The AG listener is a virtual network name (VNN) or virtual IP (VIP).

An availability group listener is a virtual network name (VNN) to which clients can connect in order to access a database in a primary or secondary replica of an AlwaysOn availability group.

You point applications to the listener (which is registered with DNS) and directs traffic in the AG. So, unless all your DCs go down at the same time, your redundancy is the number of DCs/DNS servers.

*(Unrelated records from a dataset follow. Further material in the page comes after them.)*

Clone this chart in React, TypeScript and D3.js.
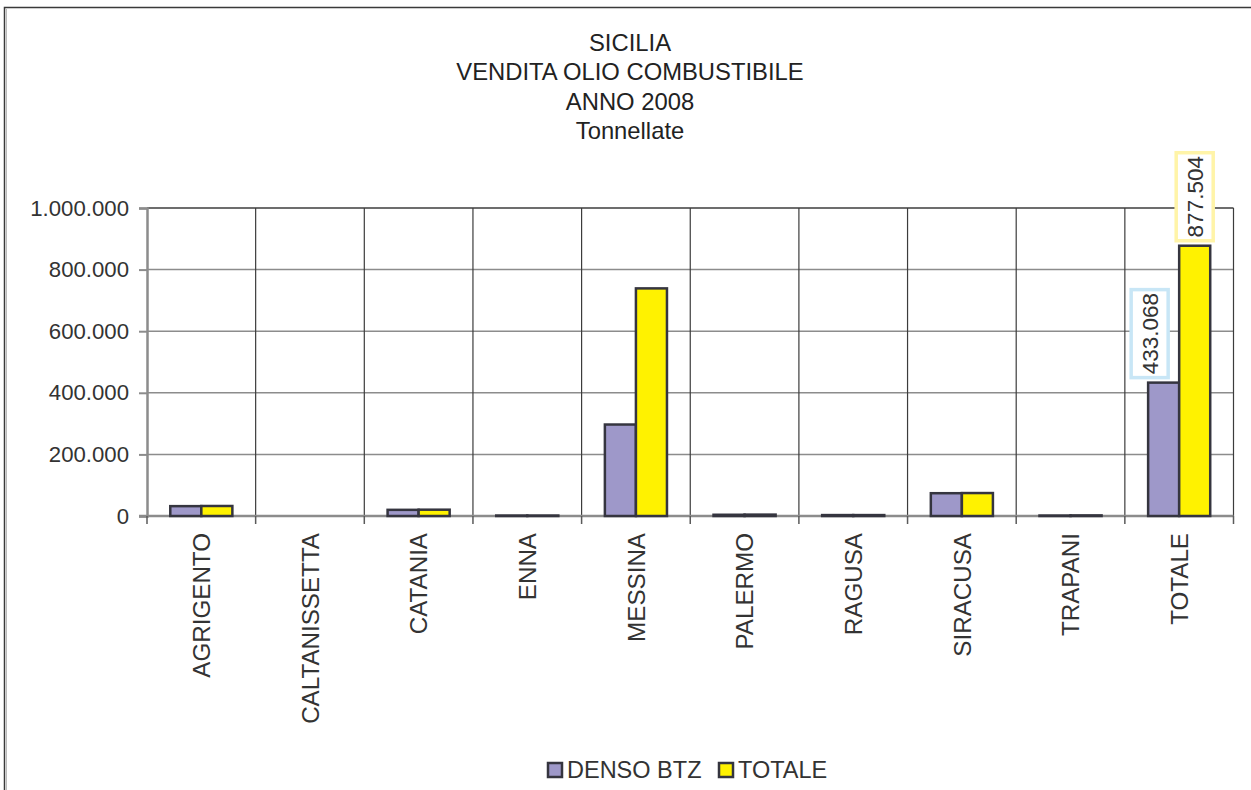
import { useEffect, useRef } from "react";
import * as d3 from "d3";

const categories = [
  "AGRIGENTO",
  "CALTANISSETTA",
  "CATANIA",
  "ENNA",
  "MESSINA",
  "PALERMO",
  "RAGUSA",
  "SIRACUSA",
  "TRAPANI",
  "TOTALE",
];
const densoBtz = [32000, 0, 20000, 1500, 297000, 4000, 3000, 74000, 1500, 433068];
const totale = [32500, 0, 20500, 1500, 739000, 4500, 3000, 74500, 2000, 877504];
const seriesNames = ["DENSO BTZ", "TOTALE"];
const yTicks = [0, 200000, 400000, 600000, 800000, 1000000];
const titleLines = ["SICILIA", "VENDITA OLIO COMBUSTIBILE", "ANNO 2008", "Tonnellate"];

const COLORS = ["#9e98c9", "#fff200"];
const LABEL_BORDERS = ["#c8e6f6", "#fff4a8"];
const INK = "#333333";
const FONT = "Liberation Sans, Arial, sans-serif";

export default function App() {
  const ref = useRef<SVGSVGElement | null>(null);

  useEffect(() => {
    const svg = d3.select(ref.current);
    svg.selectAll("*").remove();

    const W = 1251;
    const H = 790;
    // plot area in the picture
    const PLOT = { LEFT: 147, RIGHT: 1233.5, TOP: 208, BOTTOM: 516 };

    // outer chart frame (runs past the right and bottom edges)
    svg.append("rect")
      .attr("x", 4.5).attr("y", 7.5)
      .attr("width", W + 20).attr("height", H + 20)
      .attr("fill", "#fff")
      .attr("stroke", "#3a3a3a")
      .attr("stroke-width", 1.5);
    svg.append("line")
      .attr("x1", 6.5).attr("x2", 6.5).attr("y1", 9).attr("y2", H)
      .attr("stroke", "#bbb").attr("stroke-width", 1);

    // title
    svg.append("g")
      .selectAll("text")
      .data(titleLines)
      .join("text")
      .attr("x", 630)
      .attr("y", (_, i) => 51 + i * 29.4)
      .attr("text-anchor", "middle")
      .attr("font-family", FONT)
      .attr("font-size", 23.8)
      .attr("fill", "#222")
      .text(d => d);

    const x = d3.scaleBand<string>()
      .domain(categories)
      .range([PLOT.LEFT, PLOT.RIGHT]);

    const y = d3.scaleLinear()
      .domain([0, 1000000])
      .range([PLOT.BOTTOM, PLOT.TOP]);

    // bar layout: gap width 150%
    const bw = x.bandwidth();
    const barW = bw / 3.5;
    const inner = d3.scaleBand<number>()
      .domain([0, 1])
      .range([0.75 * barW, 0.75 * barW + 2 * barW]);

    // horizontal gridlines
    svg.append("g")
      .selectAll("line")
      .data(yTicks.filter(t => t > 0 && t < 1000000))
      .join("line")
      .attr("x1", PLOT.LEFT).attr("x2", PLOT.RIGHT)
      .attr("y1", d => y(d)).attr("y2", d => y(d))
      .attr("stroke", "#8c8c8c")
      .attr("stroke-width", 1.5);

    // vertical category separators
    const bounds = categories.map(c => x(c)!).concat([PLOT.RIGHT]);
    svg.append("g")
      .selectAll("line")
      .data(bounds.slice(1))
      .join("line")
      .attr("x1", d => d).attr("x2", d => d)
      .attr("y1", PLOT.TOP).attr("y2", PLOT.BOTTOM)
      .attr("stroke", "#3c3c3c")
      .attr("stroke-width", 1.2);

    // top border
    svg.append("line")
      .attr("x1", PLOT.LEFT).attr("x2", PLOT.RIGHT)
      .attr("y1", PLOT.TOP).attr("y2", PLOT.TOP)
      .attr("stroke", "#3c3c3c").attr("stroke-width", 1.5);

    // y axis
    const yAxis = d3.axisLeft(y)
      .tickValues(yTicks)
      .tickSize(8)
      .tickPadding(10)
      .tickFormat(d => d3.format(",")(d as number).replace(/,/g, "."));
    const yg = svg.append("g")
      .attr("transform", `translate(${PLOT.LEFT},0)`)
      .call(yAxis);
    yg.select(".domain").attr("stroke", "#8c8c8c").attr("stroke-width", 2.5);
    yg.selectAll(".tick line").attr("stroke", "#8c8c8c").attr("stroke-width", 2);
    yg.selectAll(".tick text")
      .attr("font-family", FONT)
      .attr("font-size", 22.2)
      .attr("fill", INK);

    // x baseline + ticks
    svg.append("line")
      .attr("x1", PLOT.LEFT - 8).attr("x2", PLOT.RIGHT)
      .attr("y1", PLOT.BOTTOM).attr("y2", PLOT.BOTTOM)
      .attr("stroke", "#8c8c8c").attr("stroke-width", 2.5);
    svg.append("g")
      .selectAll("line")
      .data(bounds)
      .join("line")
      .attr("x1", d => d).attr("x2", d => d)
      .attr("y1", PLOT.BOTTOM).attr("y2", PLOT.BOTTOM + 8)
      .attr("stroke", "#5a5a5a")
      .attr("stroke-width", 1.5);

    // category labels, rotated
    svg.append("g")
      .selectAll("text")
      .data(categories)
      .join("text")
      .attr("transform", d => `translate(${x(d)! + bw / 2},533) rotate(-90)`)
      .attr("text-anchor", "end")
      .attr("dy", "0.36em")
      .attr("font-family", FONT)
      .attr("font-size", 24.2)
      .attr("fill", INK)
      .text(d => d);

    // bars
    const series = [densoBtz, totale];
    series.forEach((vals, s) => {
      svg.append("g")
        .selectAll("rect")
        .data(vals)
        .join("rect")
        .attr("x", (_, i) => x(categories[i])! + inner(s)!)
        .attr("y", d => y(d))
        .attr("width", inner.bandwidth())
        .attr("height", d => y(0) - y(d))
        .attr("fill", COLORS[s])
        .attr("stroke", "#35353f")
        .attr("stroke-width", 2.5);
    });

    // data labels on TOTALE category
    const fmt = (v: number) => d3.format(",")(v).replace(/,/g, ".");
    const last = categories.length - 1;
    const labelOffsets = [-14, 0];
    series.forEach((vals, s) => {
      const v = vals[last];
      const cx = x(categories[last])! + inner(s)! + inner.bandwidth() / 2 + labelOffsets[s];
      const boxH = 88;
      const boxW = 37;
      const cy = y(v) - 5 - boxH / 2;
      const g = svg.append("g").attr("transform", `translate(${cx},${cy}) rotate(-90)`);
      g.append("rect")
        .attr("x", -boxH / 2).attr("y", -boxW / 2)
        .attr("width", boxH).attr("height", boxW)
        .attr("fill", "#fff")
        .attr("stroke", LABEL_BORDERS[s])
        .attr("stroke-width", 3.5);
      g.append("text")
        .attr("text-anchor", "middle")
        .attr("dy", "0.36em")
        .attr("font-family", FONT)
        .attr("font-size", 22.5)
        .attr("fill", INK)
        .text(fmt(v));
    });

    // legend
    const legendX = [548, 719];
    const lg = svg.append("g");
    seriesNames.forEach((name, i) => {
      lg.append("rect")
        .attr("x", legendX[i]).attr("y", 763)
        .attr("width", 14).attr("height", 14)
        .attr("fill", COLORS[i])
        .attr("stroke", "#35353f")
        .attr("stroke-width", 2.5);
      lg.append("text")
        .attr("x", legendX[i] + 19)
        .attr("y", 778)
        .attr("font-family", FONT)
        .attr("font-size", 23.5)
        .attr("fill", INK)
        .text(name);
    });
  }, []);

  return (
    <div style={{ position: "absolute", left: 0, top: 0 }}>
      <svg ref={ref} width={1251} height={790} style={{ display: "block" }} />
    </div>
  );
}
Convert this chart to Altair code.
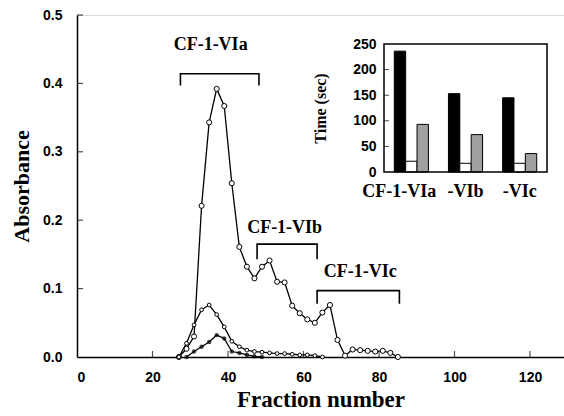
import altair as alt
import pandas as pd

# ---- main chromatogram data ----
frac_main = [27, 29, 31, 33, 35, 37, 39, 41, 43, 45, 47, 49, 51, 53, 55, 57, 59, 61, 63, 65,
             67, 69, 71, 73, 75, 77, 79, 81, 83, 85]
abs_main = [0.0, 0.012, 0.03, 0.221, 0.343, 0.392, 0.367, 0.254, 0.161, 0.132, 0.115, 0.132,
            0.141, 0.11, 0.109, 0.075, 0.064, 0.055, 0.05, 0.065, 0.076, 0.025, 0.002, 0.011,
            0.01, 0.009, 0.008, 0.009, 0.006, 0.0]

frac_small = [27, 29, 31, 33, 35, 37, 39, 41, 43, 45, 47, 49, 51, 53, 55, 57, 59, 61, 63, 65]
abs_small = [0.0, 0.02, 0.047, 0.069, 0.076, 0.062, 0.044, 0.023, 0.015, 0.01, 0.008, 0.007,
             0.006, 0.005, 0.005, 0.004, 0.003, 0.003, 0.002, 0.0]

frac_filled = [29, 31, 33, 35, 37, 39, 41, 43, 45, 47, 49]
abs_filled = [0.0, 0.008, 0.015, 0.022, 0.032, 0.027, 0.008, 0.006, 0.003, 0.001, 0.0]

# ---- bracket annotations ----
br_names = ["CF-1-VIa", "CF-1-VIb", "CF-1-VIc"]
br_start = [27.4, 47.7, 63.6]
br_end = [48.2, 63.6, 85.4]
br_top = [0.414, 0.165, 0.097]
br_foot = [0.397, 0.143, 0.078]
lab_x = [35.4, 55.0, 75.0]
lab_y = [0.456, 0.189, 0.124]

# ---- axis ticks ----
x_ticks = [0, 20, 40, 60, 80, 100, 120]
y_ticks = [0.0, 0.1, 0.2, 0.3, 0.4, 0.5]

# ---- inset data ----
groups = ["CF-1-VIa", "-VIb", "-VIc"]
black_vals = [236, 153, 145]
white_vals = [21, 17, 17]
hatched_vals = [93, 73, 36]
inset_ticks = [0, 50, 100, 150, 200, 250]

W, H = 487, 342
SERIF = "Liberation Serif"
SANS = "Liberation Sans"

df_main = pd.DataFrame({"f": frac_main, "a": abs_main})
df_small = pd.DataFrame({"f": frac_small, "a": abs_small})
df_filled = pd.DataFrame({"f": frac_filled, "a": abs_filled})

rows = []
for i, n in enumerate(br_names):
    rows += [
        {"b": n, "o": 0, "f": br_start[i], "a": br_foot[i]},
        {"b": n, "o": 1, "f": br_start[i], "a": br_top[i]},
        {"b": n, "o": 2, "f": br_end[i], "a": br_top[i]},
        {"b": n, "o": 3, "f": br_end[i], "a": br_foot[i]},
    ]
df_br = pd.DataFrame(rows)
df_lab = pd.DataFrame({"t": br_names, "f": lab_x, "a": lab_y})

xscale = alt.Scale(domain=[0, 129], nice=False, zero=False)
yscale = alt.Scale(domain=[0, 0.5], nice=False)

xaxis = alt.Axis(values=x_ticks, title="Fraction number", grid=False, ticks=False,
                 labelFont=SANS, labelFontWeight="bold", labelFontSize=14, labelColor="black",
                 labelPadding=13, titleFont=SERIF, titleFontWeight="bold", titleFontSize=23,
                 titleColor="black", titlePadding=4, domainColor="black", domainWidth=1.5)
yaxis = alt.Axis(values=y_ticks, format=".1f", title="Absorbance", grid=False, ticks=False,
                 labelFont=SANS, labelFontWeight="bold", labelFontSize=14, labelColor="black",
                 labelPadding=15, titleFont=SERIF, titleFontWeight="bold", titleFontSize=22,
                 titleColor="black", titlePadding=9, domainColor="black", domainWidth=1.5)

X = alt.X("f:Q", scale=xscale, axis=xaxis)
Y = alt.Y("a:Q", scale=yscale, axis=yaxis)


def series(df, size, filled):
    line = alt.Chart(df).mark_line(color="black", strokeWidth=1.3).encode(x=X, y=Y)
    if filled:
        pts = alt.Chart(df).mark_point(filled=True, color="black", size=size).encode(x=X, y=Y)
    else:
        pts = alt.Chart(df).mark_point(filled=True, fill="white", stroke="black",
                                       strokeWidth=1, size=size, opacity=1).encode(x=X, y=Y)
    return line + pts


brackets = alt.Chart(df_br).mark_line(color="black", strokeWidth=1.6).encode(
    x=X, y=Y, detail="b:N", order="o:Q")
labels = alt.Chart(df_lab).mark_text(font=SERIF, fontWeight="bold", fontSize=18,
                                     color="black", baseline="middle").encode(
    x=X, y=Y, text="t:N")

xt = alt.Chart(pd.DataFrame({"f": x_ticks[1:]})).mark_tick(
    orient="vertical", size=6, thickness=1.2, color="black", yOffset=-3).encode(
    x=X, y=alt.datum(0))
yt = alt.Chart(pd.DataFrame({"a": y_ticks[1:]})).mark_tick(
    orient="horizontal", size=6, thickness=1.2, color="black", xOffset=3).encode(
    y=Y, x=alt.datum(0))

main = alt.layer(series(df_main, 26, False), series(df_small, 14, False),
                 series(df_filled, 20, True), brackets, labels, xt, yt)

# ---- inset ----
inset_rows = []
for i, g in enumerate(groups):
    inset_rows.append({"g": g, "s": "1", "v": black_vals[i]})
    inset_rows.append({"g": g, "s": "2", "v": white_vals[i]})
    inset_rows.append({"g": g, "s": "3", "v": hatched_vals[i]})
df_in = pd.DataFrame(inset_rows)

IX0, IX1, IY0, IY1 = 307, 470, 29, 157

iy_scale = alt.Scale(domain=[0, 250], range=[IY1, IY0], nice=False)
iy_axis = alt.Axis(orient="left", offset=-IX0, values=inset_ticks, grid=False,
                   ticks=False, domain=False, title="Time (sec)", titleFont=SERIF,
                   titleFontWeight="bold", titleFontSize=16, titleColor="black",
                   titlePadding=24, labelFont=SANS, labelFontWeight="bold",
                   labelFontSize=14, labelColor="black", labelPadding=8)

bars = alt.Chart(df_in).mark_bar(stroke="black", strokeWidth=1).encode(
    x=alt.X("g:N", sort=groups,
            scale=alt.Scale(domain=groups, range=[IX0, IX1], paddingInner=0.37, paddingOuter=0.19),
            axis=alt.Axis(orient="bottom", offset=IY1 - H, title=None, labelAngle=0,
                          ticks=False, domain=False, labelFont=SERIF, labelFontWeight="bold",
                          labelFontSize=18, labelColor="black", labelPadding=10,
                          labelOffset={"condition": {"test": "datum.value == 'CF-1-VIa'",
                                                     "value": -12}, "value": 0})),
    xOffset=alt.XOffset("s:N", scale=alt.Scale(paddingInner=0, paddingOuter=0)),
    y=alt.Y("v:Q", scale=iy_scale, axis=iy_axis),
    color=alt.Color("s:N", scale=alt.Scale(domain=["1", "2", "3"],
                                           range=["black", "white", "#a0a0a0"]), legend=None),
)
iticks = alt.Chart(pd.DataFrame({"v": inset_ticks[1:-1]})).mark_tick(
    orient="horizontal", size=5, thickness=1, color="black", xOffset=2.5).encode(
    y=alt.Y("v:Q", scale=iy_scale, axis=iy_axis), x=alt.value(IX0))
frame = alt.Chart(pd.DataFrame({"k": [0]})).mark_rect(
    filled=False, stroke="black", strokeWidth=1.5).encode(
    x=alt.value(IX0), x2=alt.value(IX1), y=alt.value(IY0), y2=alt.value(IY1))

inset = alt.layer(bars, iticks, frame)

chart = alt.layer(main, inset).resolve_scale(
    x="independent", y="independent", color="independent"
).properties(
    width=W, height=H,
    autosize=alt.AutoSizeParams(type="none"),
    padding={"left": 77, "top": 15, "right": 0, "bottom": 59},
).configure_view(stroke=None).configure(background="white")

chart.save("out.html", embed_options={"renderer": "svg", "actions": False})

An availability group listener consists of a Domain Name System (DNS) listener name, listener port designation, and one or more IP addresses. Only the TCP protocol is supported by availability group listener. The DNS name of the listener must also be unique in the domain and in NetBIOS. When you create a new availability group listener it becomes a resource in a cluster with an associated virtual network name (VNN), virtual IP (VIP), and availability group dependency. A client uses DNS to resolve the VNN into multiple IP addresses and then tries to connect to each address, until a connection request succeeds or until the connection requests time out.

This MSDN article (which i quoted from) should be a good starting point for what, exactly, an AG Listener is.

https://msdn.microsoft.com/en-us/library/hh213417.aspx


The listener is a failover resource within the WSFC the AG is built upon. It will follow the primary replica as it fails over so there is some redundancy in that portion for it. As mentioned the DNS side is based on your AD infrastructure and DNS uptime.

In your example of the secondary data center you will want to configure the WSFC as a multi-subnet configuration, allowing your listener to hold an IP in both subnets for data centers. If the AG fails over to the secondary DC then your listener will become active under that subnet. Your applicatoins will only see downtime for the IP to come online in that secondary DC, and then the replica switch over as well.